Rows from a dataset
■ ■ ■

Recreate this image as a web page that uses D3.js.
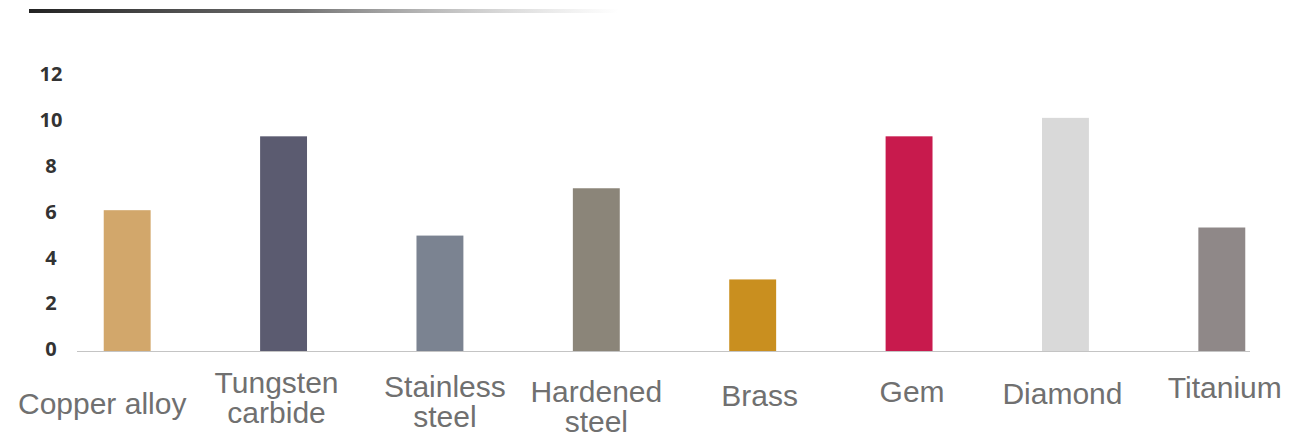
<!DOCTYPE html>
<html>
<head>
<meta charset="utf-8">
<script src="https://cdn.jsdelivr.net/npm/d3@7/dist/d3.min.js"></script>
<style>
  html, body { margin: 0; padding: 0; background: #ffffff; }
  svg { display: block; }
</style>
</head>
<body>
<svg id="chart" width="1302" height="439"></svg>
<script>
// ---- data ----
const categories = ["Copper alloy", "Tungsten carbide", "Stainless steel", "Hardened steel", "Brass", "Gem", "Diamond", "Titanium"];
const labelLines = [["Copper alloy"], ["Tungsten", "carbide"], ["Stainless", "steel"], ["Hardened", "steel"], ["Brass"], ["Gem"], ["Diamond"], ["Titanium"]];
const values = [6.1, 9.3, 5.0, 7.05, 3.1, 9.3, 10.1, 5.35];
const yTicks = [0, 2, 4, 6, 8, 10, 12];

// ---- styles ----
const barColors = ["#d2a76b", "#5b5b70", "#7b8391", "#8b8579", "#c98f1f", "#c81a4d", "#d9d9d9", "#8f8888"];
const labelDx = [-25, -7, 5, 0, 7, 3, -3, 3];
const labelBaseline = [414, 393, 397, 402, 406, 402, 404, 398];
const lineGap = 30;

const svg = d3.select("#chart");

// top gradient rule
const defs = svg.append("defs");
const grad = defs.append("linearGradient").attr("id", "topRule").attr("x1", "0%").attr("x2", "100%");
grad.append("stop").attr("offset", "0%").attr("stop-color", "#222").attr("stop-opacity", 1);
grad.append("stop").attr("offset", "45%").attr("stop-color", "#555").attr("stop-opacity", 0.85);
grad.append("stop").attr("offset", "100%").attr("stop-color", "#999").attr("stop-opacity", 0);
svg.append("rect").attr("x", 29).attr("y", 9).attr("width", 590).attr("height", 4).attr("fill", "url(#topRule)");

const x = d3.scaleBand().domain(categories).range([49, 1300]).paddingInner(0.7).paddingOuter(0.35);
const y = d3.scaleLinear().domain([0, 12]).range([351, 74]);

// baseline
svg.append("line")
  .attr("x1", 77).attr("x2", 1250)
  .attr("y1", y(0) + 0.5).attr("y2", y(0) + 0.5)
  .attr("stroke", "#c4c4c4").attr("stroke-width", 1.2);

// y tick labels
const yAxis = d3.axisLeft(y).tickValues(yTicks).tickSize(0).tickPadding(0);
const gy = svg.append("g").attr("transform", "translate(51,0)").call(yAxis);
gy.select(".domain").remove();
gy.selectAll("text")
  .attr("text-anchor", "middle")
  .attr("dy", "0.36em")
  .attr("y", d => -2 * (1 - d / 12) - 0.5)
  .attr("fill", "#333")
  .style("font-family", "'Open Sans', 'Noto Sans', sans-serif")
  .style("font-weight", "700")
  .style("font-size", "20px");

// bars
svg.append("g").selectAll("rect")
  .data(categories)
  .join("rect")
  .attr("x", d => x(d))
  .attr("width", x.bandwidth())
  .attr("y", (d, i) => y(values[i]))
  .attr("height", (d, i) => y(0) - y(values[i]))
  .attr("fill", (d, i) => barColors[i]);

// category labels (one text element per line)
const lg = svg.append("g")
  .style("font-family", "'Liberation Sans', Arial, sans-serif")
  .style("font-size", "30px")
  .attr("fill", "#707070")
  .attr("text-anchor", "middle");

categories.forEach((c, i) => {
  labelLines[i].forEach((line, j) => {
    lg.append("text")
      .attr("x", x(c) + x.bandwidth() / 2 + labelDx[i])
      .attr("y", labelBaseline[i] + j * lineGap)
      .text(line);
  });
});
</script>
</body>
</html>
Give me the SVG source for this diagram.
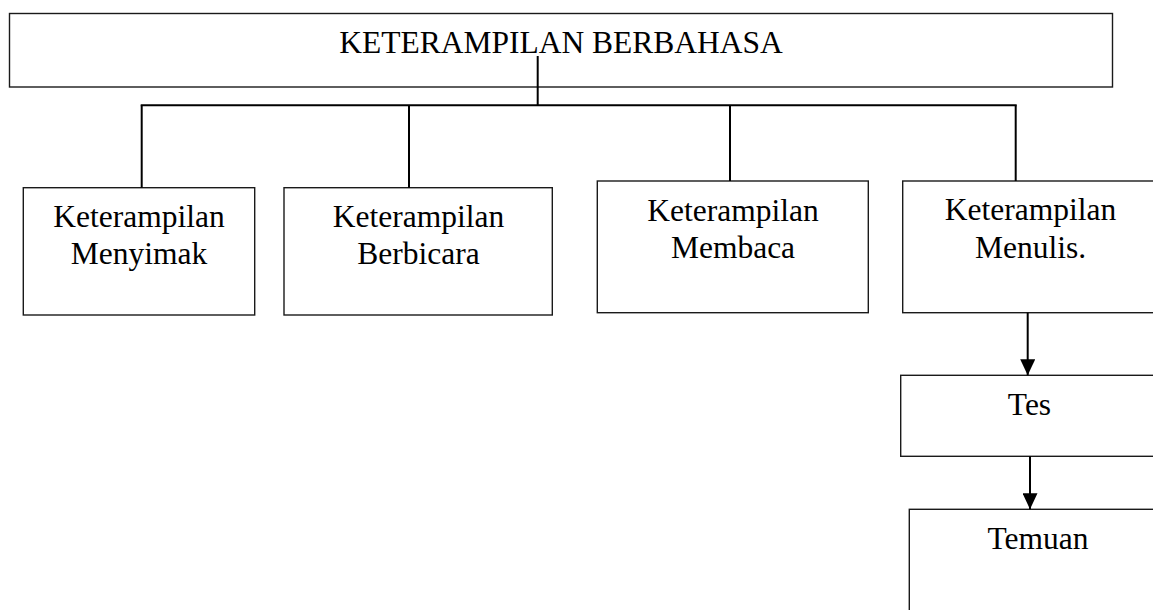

■ ■ ■

> **EXERCISE DETAILS**: Gather every line containing the word "this" and copy it.

> **TASK RESPONSE**:
Recreate this image as a web page that uses D3.js.
Give me the SVG source for this diagram.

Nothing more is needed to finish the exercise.